BBC Radio 4, 21-25 February 2012
In 1942 the Ealing Studios film Went the Day Well? offered a nightmarish vision of what Britain might have been like it if had been colonized by the Nazis. Life apparently went on as normal, but some of the inhabitants of a small rural village seemed almost too British, as if they were trying just that little bit too hard. It eventually turns out that they are disguised German paratroopers preparing for a full-scale invasion.
Ed Harris' The Resistance of Mrs. Brown took the idea much further by showing what happened if the Nazis had achieved their aim. Britain was now ruled by a totalitarian government, epitomized by Oberst Vitte (Simon Wilson), and Sturmbannfuhrer Smith (James Lailey). They were outwardly polite, spoke perfect English, and worshipped authority. No one had the temerity to question them if they valued their freedom.
There was a resistance movement of sorts, but it appeared to have little effect: a rebellion in Liverpool was brutally quashed. As is often the case, however, the Nazis only "scotch'd the snake," but didn't kill it: the movement resurfaced and concocted a bold plot to blow up a visiting German, Professor Blau, who was about to interrogate an imprisoned British scientist.

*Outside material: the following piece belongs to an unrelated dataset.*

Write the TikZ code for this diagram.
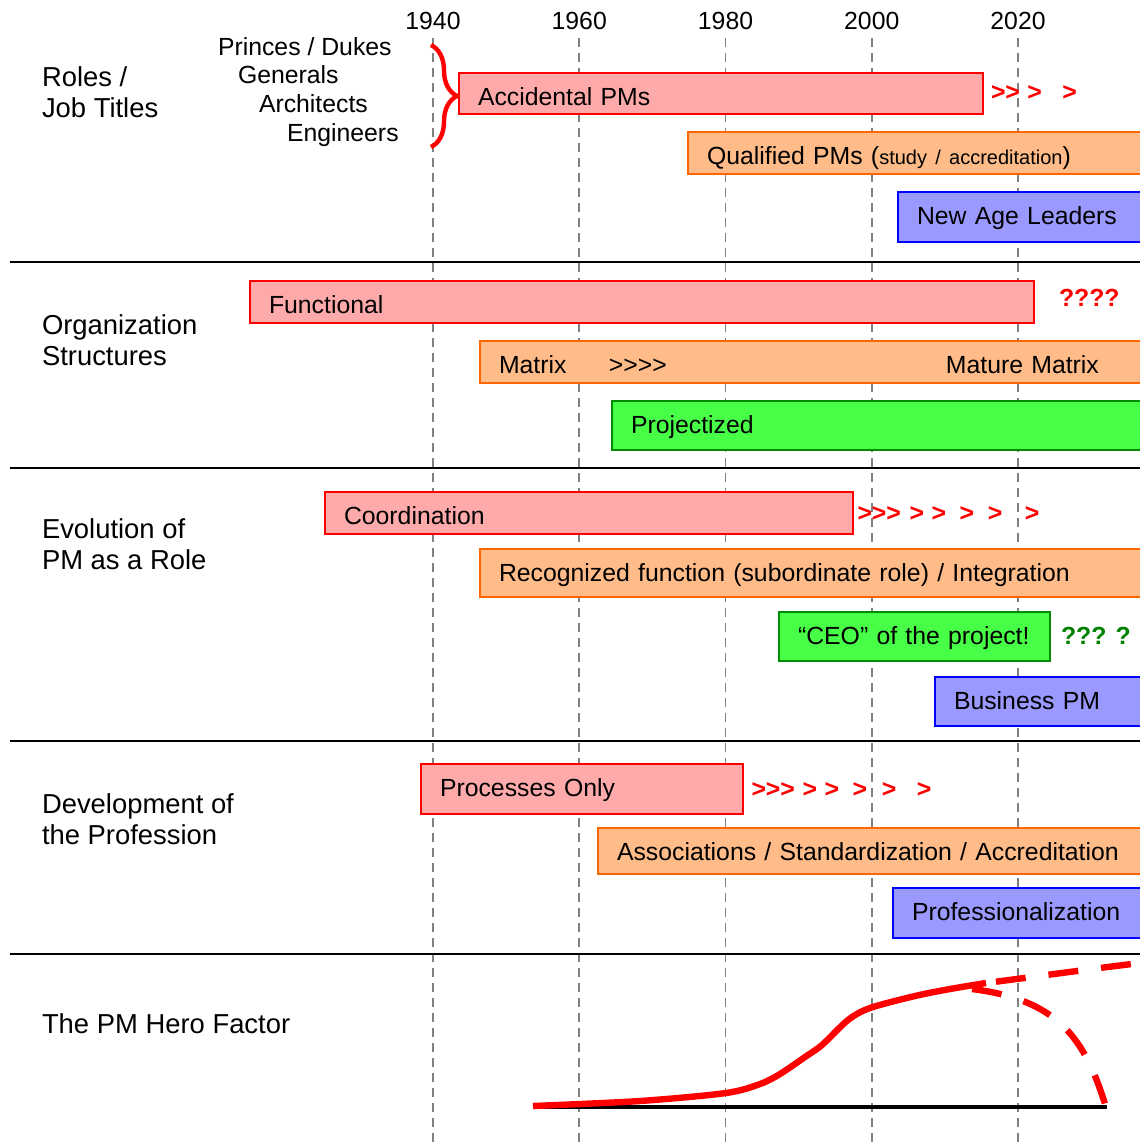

Mrs. Brown (Amanda Root) was a tea-lady working in the corridors of power - at the beginning of the drama, her sole interests consisted of serving her German employers and looking after her errant daughter Maisie (Ellie Kendrick), who possessed an over-romantic imagination. However Mrs. Brown was gradually co-opted into the resistance movement, in spite of her apprehensions. While maintaining an outwardly insignificant exterior (she acquired the soubriquet 'Mrs. Nobody'), she undertook the responsibility of blowing the German up. As the drama unfolded, so she acquired an inner strength - as seen, for instance, in the way she communicated the story direct to listeners in asides. evem if she was not always sure of the language used by resistance fighters ("what do you call it -- an alibi?")
Jonquil Panting's production was distinguished by a strong central performance from Root, whose initial fears were superseded by a steely resolve to carry out her tasks for the resistance, in spite of the considerable dangers involved. She was the kind of no-nonsense person who could carry out her daily tasks while maintaining an absolute authority over her daughter. In an entertainingly unexpected ending, she ended up taking matters into her own hands.
Sometimes the period references seemed almost too forced (on more than one occasion Harris referred to the make-do culture characteristic of wartime, as  women painted their legs rather than wearing stockings), but the drama as a whole proved extremely entertaining, showing how the bravest acts of courage are undertaken by those people who act according to their consciences, rather than simply obeying orders.